However, prior to DB2 9.7 the "direction" of the XMLEXISTS predicate in
Query 1 and Query 2 determines which of the two execution plans in Table 5
is used. Since Query 1 expresses the join predicate on the
books table, DB2 9.1 and 9.5 perform a table
scan on authors and then use the index
AUTHORIDX1 to probe into the books table. This
is shown on the left in Table 5.
Query 2 applies the join predicate to the
authors table. Hence, DB2 9.1 and 9.5 perform a
table scan on books and then use the index
AUTHORIDX2 to probe into the
authors table (right side of Table 5). Thus,
the way you write the XMLEXISTS predicate can affect the join order in
these previous versions of DB2. If table scans cannot be avoided, try to
have on the smaller table.
Table 5. Execution plans for XML join queries, produced by db2exfmt
| Query 1 | Query 2 | ||
|---|---|---|---|
|
|
To summarize the advice for XML join queries, always cast join predicates to the type of the XML index that should be used. Otherwise, the query semantics do not allow index usage. If the XML index is defined as DOUBLE, you cast the join predicate with xs:double. If the XML index is defined as VARCHAR, you cast the join predicate with fn:string, and so forth as you see in Table 6. (Strictly speaking, DB2 9.7 does not necessarily require the use of fn:string anymore to enable VARCHAR indexes for join predicates. But, it's still required in 9.5 and it doesn't hurt to be specific in your predicates.)
Table 6. Casting join predicate to allow XML index usage
| Index SQL Type | Cast Join Predicate Using: | Comment |
|---|---|---|
| DOUBLE | xs:double | For any numeric comparison |
| VARCHAR(n), VARCHAR HASHED | fn:string | For any string comparison |
| DATE | xs:date | For date comparison |
| TIMESTAMP | xs:dateTime | For timestamp predicates |
Index support for "between" predicates
XQuery does not have a special function or operator similar to the relational "between" predicate. Additionally, the existential nature of the XQuery general comparison predicates requires attention when you express a "between" condition.
Assume you want to find books with a price between 20 and 30. You might
intuitively use the predicate
/book[price > 20 and price < 30],
but it doesn't constitute a "between predicate." This means that if you
have an index on /book/price, DB2 cannot
perform an index range scan from 20 to 30 to find books in that price
range. This is because a book document could possibly have multiple price
children, as in the following example:
<book> <title>Database Systems</title> <price currency="RMB">40</price> <price currency="USD">10</price> </book> |
Since the general comparisons (>, <, = , <=, etc.)

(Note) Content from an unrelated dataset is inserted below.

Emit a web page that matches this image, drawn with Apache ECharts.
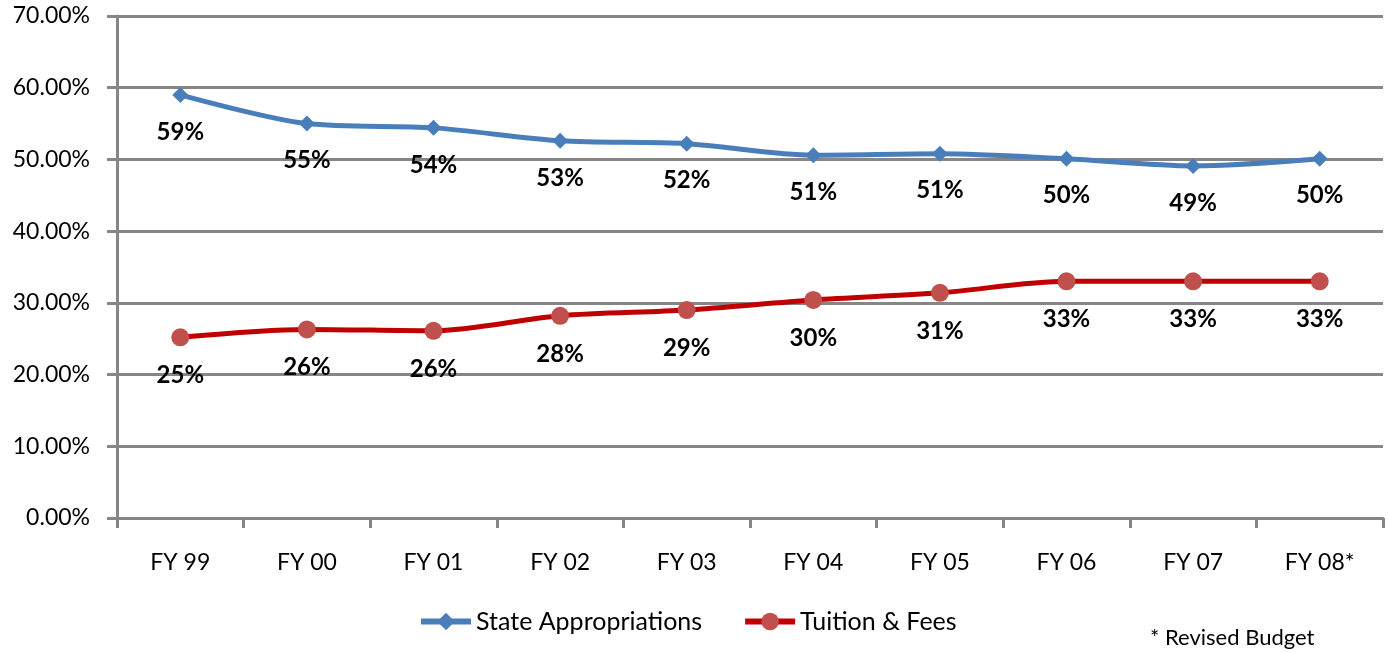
<!DOCTYPE html>
<html>
<head>
<meta charset="utf-8">
<script src="https://cdn.jsdelivr.net/npm/echarts@6/dist/echarts.min.js"></script>
<style>
  html, body { margin: 0; padding: 0; background: #fff; }
  #chart { width: 1388px; height: 653px; }
</style>
</head>
<body>
<div id="chart"></div>
<script>
// data
const years = ['FY 99', 'FY 00', 'FY 01', 'FY 02', 'FY 03', 'FY 04', 'FY 05', 'FY 06', 'FY 07', 'FY 08*']
const stateApprop = [59.0, 55.0, 54.4, 52.6, 52.2, 50.6, 50.8, 50.1, 49.1, 50.1]
const tuitionFees = [25.2, 26.3, 26.1, 28.2, 29.0, 30.4, 31.4, 33.0, 33.0, 33.0]
const yTicks = [0, 10, 20, 30, 40, 50, 60, 70]

const font = 'Lato, "Open Sans", sans-serif'

var dom = document.getElementById('chart')
var myChart = echarts.init(dom)

const pctLabel = {
  show: true,
  position: 'bottom',
  distance: 17,
  fontFamily: font,
  fontSize: 24,
  fontWeight: 'bold',
  color: '#000',
  formatter: p => Math.round(p.value) + '%'
}

option = {
  animation: false,
  grid: { left: 117, right: 5, top: 16, bottom: 135 },
  legend: {
    left: 413,
    top: 604,
    itemWidth: 50,
    itemHeight: 22,
    itemGap: 40,
    lineStyle: { width: 6 },
    textStyle: { fontFamily: font, fontSize: 25, color: '#000' },
    data: ['State Appropriations', 'Tuition & Fees']
  },
  graphic: [{
    type: 'text',
    left: 1150,
    top: 627,
    style: { text: '* Revised Budget', fontFamily: font, fontSize: 22, fill: '#000' }
  }],
  xAxis: {
    type: 'category',
    data: years,
    boundaryGap: true,
    axisLine: { lineStyle: { color: '#868686', width: 3 } },
    axisTick: { show: true, length: 10, lineStyle: { color: '#868686', width: 3 } },
    axisLabel: { margin: 33, fontFamily: font, fontSize: 23, color: '#000' }
  },
  yAxis: {
    type: 'value',
    min: yTicks[0],
    max: yTicks[yTicks.length - 1],
    interval: 10,
    axisLine: { show: true, lineStyle: { color: '#868686', width: 3 } },
    axisTick: { show: true, length: 10, lineStyle: { color: '#868686', width: 3 } },
    splitLine: { lineStyle: { color: '#868686', width: 3 } },
    axisLabel: {
      margin: 27,
      fontFamily: font,
      fontSize: 23,
      color: '#000',
      formatter: v => v.toFixed(2) + '%'
    }
  },
  series: [{
    name: 'State Appropriations',
    type: 'line',
    data: stateApprop,
    smooth: 0.3,
    symbol: 'diamond',
    symbolSize: 16,
    lineStyle: { color: '#4a7ebb', width: 5 },
    itemStyle: { color: '#4a7ebb' },
    label: pctLabel
  }, {
    name: 'Tuition & Fees',
    type: 'line',
    data: tuitionFees,
    smooth: 0.3,
    symbol: 'circle',
    symbolSize: 18,
    lineStyle: { color: '#c00000', width: 5 },
    itemStyle: { color: '#c0504d' },
    label: pctLabel
  }]
}

if (option && typeof option === 'object') {
  myChart.setOption(option, true)
}
</script>
</body>
</html>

have existential semantics, the predicate
/book[price > 20 and price < 30]
selects a book element if there exists a child element "price" with a
value larger than 20, and if there exists a child element "price" with
value less than 30. These can be one and the same element or two different
"price" elements. The sample document above satisfies the predicate
because there is a price greater than 20 and there is also a (different)
price less than 30. Yet, none of the two prices are between 20 and 30.
If DB2 used a single index range scan from 20 to 30, it would miss this document and return an incomplete query result. Instead DB2 needs to compute the intersection two index scans, which is often significantly more costly. The difference in execution plans is shown in Figure 3. The execution plan on the left shows the index AND'ing plan that DB2 would have to consider to catch your sample document. This plan is not efficient because both XISCANs produce a potentially very large number of row IDs out of which many need to be eliminated by the IXAND operator above. This is because many of the books are over $20, and many are under $30. In fact, both XISCANs combined produce more row IDs than rows in the table. This requires heavy work in the IXAND operator only to find a potentially small intersection.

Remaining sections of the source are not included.